▶ [Requirement]:
Only the lines from the one containing "What Bokeh code" through the one containing "from bokeh.resources import INLINE" are to be copied, exactly and with both ends kept.
::: Task data
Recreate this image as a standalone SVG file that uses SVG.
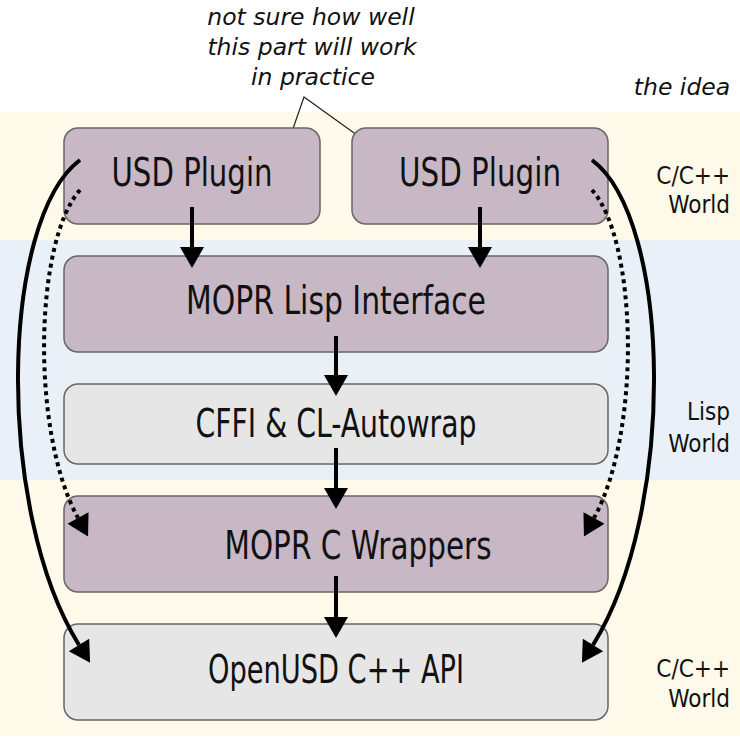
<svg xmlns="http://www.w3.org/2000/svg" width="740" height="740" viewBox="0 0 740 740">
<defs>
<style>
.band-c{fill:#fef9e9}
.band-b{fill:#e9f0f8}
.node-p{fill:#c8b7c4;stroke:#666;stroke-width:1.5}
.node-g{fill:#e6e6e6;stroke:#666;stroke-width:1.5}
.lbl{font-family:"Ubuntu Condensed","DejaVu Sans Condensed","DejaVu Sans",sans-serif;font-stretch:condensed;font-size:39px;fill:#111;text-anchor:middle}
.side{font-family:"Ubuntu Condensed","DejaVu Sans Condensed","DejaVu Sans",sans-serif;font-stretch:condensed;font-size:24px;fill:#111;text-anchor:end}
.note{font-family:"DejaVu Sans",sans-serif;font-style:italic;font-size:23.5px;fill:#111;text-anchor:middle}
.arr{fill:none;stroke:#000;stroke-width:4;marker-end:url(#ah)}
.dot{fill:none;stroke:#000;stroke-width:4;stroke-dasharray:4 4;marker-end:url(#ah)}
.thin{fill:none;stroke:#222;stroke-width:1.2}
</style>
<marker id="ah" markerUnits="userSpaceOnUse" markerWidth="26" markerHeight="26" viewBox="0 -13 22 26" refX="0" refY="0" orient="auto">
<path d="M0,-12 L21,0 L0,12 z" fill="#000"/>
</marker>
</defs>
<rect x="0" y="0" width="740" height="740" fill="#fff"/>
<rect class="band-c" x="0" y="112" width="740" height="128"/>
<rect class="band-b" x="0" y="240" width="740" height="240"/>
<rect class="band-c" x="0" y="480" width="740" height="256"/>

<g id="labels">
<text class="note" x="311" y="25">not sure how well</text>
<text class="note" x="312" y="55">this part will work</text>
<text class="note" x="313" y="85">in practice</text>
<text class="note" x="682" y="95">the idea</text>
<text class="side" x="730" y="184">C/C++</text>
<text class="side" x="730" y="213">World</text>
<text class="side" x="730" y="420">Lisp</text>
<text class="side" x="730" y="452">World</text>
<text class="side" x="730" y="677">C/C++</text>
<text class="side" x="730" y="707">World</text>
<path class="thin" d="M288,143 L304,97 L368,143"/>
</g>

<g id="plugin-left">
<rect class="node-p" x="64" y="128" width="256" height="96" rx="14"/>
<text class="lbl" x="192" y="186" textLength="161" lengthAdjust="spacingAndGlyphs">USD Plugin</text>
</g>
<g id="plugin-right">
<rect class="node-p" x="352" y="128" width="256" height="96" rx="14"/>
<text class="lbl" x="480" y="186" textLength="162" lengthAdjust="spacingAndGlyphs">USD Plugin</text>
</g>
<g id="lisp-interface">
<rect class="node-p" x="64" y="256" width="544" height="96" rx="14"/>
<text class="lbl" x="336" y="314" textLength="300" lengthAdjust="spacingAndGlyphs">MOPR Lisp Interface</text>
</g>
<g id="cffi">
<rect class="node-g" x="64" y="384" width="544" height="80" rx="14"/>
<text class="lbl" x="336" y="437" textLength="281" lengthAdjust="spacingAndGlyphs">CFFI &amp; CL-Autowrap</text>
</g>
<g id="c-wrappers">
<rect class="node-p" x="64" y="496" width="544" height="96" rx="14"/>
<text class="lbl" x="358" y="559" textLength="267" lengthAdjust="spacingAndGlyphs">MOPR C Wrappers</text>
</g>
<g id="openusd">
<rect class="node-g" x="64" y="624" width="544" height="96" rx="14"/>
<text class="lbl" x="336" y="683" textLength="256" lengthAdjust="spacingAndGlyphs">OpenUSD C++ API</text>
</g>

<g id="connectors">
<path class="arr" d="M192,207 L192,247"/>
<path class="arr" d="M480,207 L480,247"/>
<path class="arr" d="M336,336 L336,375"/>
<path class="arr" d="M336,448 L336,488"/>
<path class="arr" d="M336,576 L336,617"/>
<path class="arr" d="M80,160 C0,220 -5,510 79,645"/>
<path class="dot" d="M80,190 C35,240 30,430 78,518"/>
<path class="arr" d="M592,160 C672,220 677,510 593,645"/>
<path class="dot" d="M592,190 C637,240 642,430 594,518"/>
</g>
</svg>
::::::
::: Task data
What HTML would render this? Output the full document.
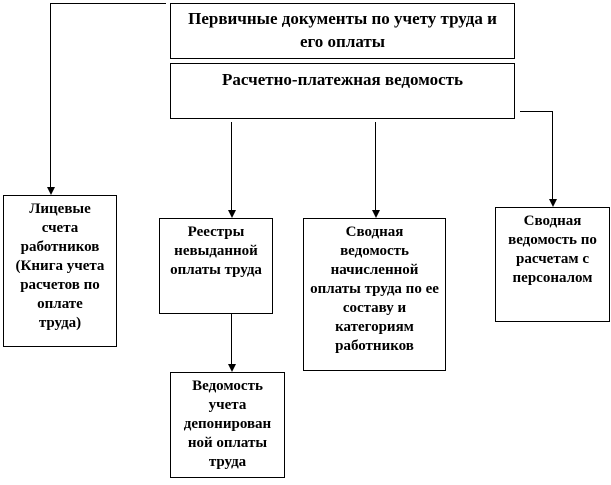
::::::
::: Task data
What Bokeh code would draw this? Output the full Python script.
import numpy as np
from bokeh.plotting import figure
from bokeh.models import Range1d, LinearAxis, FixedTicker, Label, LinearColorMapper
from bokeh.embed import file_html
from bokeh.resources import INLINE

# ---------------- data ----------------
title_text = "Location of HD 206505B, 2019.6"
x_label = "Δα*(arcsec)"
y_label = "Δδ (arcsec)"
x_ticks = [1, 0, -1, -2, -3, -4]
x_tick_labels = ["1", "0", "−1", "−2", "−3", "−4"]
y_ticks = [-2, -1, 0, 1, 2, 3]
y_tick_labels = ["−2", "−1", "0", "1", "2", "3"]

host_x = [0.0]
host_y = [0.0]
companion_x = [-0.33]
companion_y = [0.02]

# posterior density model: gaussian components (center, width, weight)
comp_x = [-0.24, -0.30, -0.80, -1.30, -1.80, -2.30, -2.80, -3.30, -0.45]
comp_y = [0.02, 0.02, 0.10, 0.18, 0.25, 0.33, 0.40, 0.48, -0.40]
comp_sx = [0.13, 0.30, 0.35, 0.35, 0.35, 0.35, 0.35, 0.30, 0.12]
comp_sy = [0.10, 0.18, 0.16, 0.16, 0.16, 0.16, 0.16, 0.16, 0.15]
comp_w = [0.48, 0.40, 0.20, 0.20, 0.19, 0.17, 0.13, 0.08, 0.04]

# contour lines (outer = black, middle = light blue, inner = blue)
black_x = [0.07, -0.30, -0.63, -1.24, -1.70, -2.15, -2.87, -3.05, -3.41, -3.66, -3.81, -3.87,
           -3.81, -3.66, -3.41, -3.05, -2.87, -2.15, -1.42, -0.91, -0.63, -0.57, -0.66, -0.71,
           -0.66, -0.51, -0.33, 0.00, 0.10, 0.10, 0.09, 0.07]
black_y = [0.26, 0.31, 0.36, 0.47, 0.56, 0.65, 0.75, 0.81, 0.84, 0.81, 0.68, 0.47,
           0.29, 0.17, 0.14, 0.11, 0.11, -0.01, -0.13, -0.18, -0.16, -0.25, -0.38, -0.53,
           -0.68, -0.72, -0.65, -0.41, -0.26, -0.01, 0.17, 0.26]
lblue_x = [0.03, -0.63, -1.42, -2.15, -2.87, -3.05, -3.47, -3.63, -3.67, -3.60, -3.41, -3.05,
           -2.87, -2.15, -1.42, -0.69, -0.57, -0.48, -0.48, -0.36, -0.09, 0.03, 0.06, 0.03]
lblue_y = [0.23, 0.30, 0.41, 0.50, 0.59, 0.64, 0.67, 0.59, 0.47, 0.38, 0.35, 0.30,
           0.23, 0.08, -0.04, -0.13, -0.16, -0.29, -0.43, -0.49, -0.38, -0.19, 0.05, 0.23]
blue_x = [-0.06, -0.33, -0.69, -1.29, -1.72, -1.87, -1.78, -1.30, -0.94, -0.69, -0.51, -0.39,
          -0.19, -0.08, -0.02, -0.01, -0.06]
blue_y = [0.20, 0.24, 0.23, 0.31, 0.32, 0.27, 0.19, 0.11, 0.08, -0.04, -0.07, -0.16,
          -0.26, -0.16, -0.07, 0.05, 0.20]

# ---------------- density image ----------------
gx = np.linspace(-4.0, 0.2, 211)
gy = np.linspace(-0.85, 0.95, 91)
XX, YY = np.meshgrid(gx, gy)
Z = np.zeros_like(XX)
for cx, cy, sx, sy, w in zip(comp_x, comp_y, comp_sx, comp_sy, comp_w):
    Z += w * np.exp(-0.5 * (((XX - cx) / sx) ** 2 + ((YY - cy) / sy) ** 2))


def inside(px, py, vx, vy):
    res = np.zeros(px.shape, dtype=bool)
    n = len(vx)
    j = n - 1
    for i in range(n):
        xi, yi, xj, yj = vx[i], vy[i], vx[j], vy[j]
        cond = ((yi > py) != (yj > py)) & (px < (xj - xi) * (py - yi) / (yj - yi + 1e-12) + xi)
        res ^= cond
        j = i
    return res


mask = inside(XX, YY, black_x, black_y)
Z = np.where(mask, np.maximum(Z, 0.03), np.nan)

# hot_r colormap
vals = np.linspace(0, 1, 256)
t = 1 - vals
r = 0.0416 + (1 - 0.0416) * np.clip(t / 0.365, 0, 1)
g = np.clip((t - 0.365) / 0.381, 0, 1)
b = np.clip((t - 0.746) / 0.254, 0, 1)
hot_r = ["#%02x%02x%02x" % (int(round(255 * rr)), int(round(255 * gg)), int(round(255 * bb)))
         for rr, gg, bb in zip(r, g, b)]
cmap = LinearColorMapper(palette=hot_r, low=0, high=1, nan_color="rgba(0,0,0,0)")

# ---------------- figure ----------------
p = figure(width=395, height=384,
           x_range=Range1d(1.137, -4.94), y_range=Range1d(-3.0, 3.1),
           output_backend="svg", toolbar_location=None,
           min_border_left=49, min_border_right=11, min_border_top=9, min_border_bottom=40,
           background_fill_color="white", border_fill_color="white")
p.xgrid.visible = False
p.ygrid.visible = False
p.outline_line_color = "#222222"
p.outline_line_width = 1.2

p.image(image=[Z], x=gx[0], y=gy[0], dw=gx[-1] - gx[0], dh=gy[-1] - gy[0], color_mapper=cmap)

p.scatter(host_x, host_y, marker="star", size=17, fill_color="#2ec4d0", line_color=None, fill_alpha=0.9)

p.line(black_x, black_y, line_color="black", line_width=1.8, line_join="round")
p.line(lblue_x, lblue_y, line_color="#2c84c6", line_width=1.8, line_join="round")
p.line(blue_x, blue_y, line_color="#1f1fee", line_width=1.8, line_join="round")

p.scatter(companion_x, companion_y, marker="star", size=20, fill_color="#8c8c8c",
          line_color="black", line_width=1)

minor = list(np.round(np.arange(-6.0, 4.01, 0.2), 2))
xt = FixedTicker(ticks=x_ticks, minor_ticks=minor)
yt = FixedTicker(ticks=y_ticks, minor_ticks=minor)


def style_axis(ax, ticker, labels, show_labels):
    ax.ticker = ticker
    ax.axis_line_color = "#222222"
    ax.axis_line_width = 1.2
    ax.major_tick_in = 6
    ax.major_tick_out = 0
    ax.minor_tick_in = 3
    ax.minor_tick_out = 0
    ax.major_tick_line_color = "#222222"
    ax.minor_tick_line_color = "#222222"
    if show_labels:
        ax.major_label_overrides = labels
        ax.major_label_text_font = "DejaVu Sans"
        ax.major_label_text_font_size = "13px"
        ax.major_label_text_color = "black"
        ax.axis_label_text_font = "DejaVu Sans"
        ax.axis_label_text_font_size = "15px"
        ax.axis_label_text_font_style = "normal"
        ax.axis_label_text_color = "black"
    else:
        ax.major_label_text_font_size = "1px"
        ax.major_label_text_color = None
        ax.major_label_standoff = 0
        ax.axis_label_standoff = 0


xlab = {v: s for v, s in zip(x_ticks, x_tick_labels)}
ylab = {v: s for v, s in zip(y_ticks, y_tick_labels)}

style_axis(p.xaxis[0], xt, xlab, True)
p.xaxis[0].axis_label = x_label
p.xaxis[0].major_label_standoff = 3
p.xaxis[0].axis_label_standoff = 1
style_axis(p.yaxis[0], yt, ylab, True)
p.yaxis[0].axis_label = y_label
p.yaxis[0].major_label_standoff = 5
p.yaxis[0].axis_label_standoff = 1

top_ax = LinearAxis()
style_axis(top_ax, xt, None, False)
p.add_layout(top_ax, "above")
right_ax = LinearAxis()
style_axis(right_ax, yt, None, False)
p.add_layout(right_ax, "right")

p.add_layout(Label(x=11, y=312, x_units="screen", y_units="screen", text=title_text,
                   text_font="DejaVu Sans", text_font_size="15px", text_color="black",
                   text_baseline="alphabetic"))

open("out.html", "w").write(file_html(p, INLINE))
::::::
▶ [Exercise solution]:
What Bokeh code would draw this? Output the full Python script.
import numpy as np
from bokeh.plotting import figure
from bokeh.models import Range1d, LinearAxis, FixedTicker, Label, LinearColorMapper
from bokeh.embed import file_html
from bokeh.resources import INLINE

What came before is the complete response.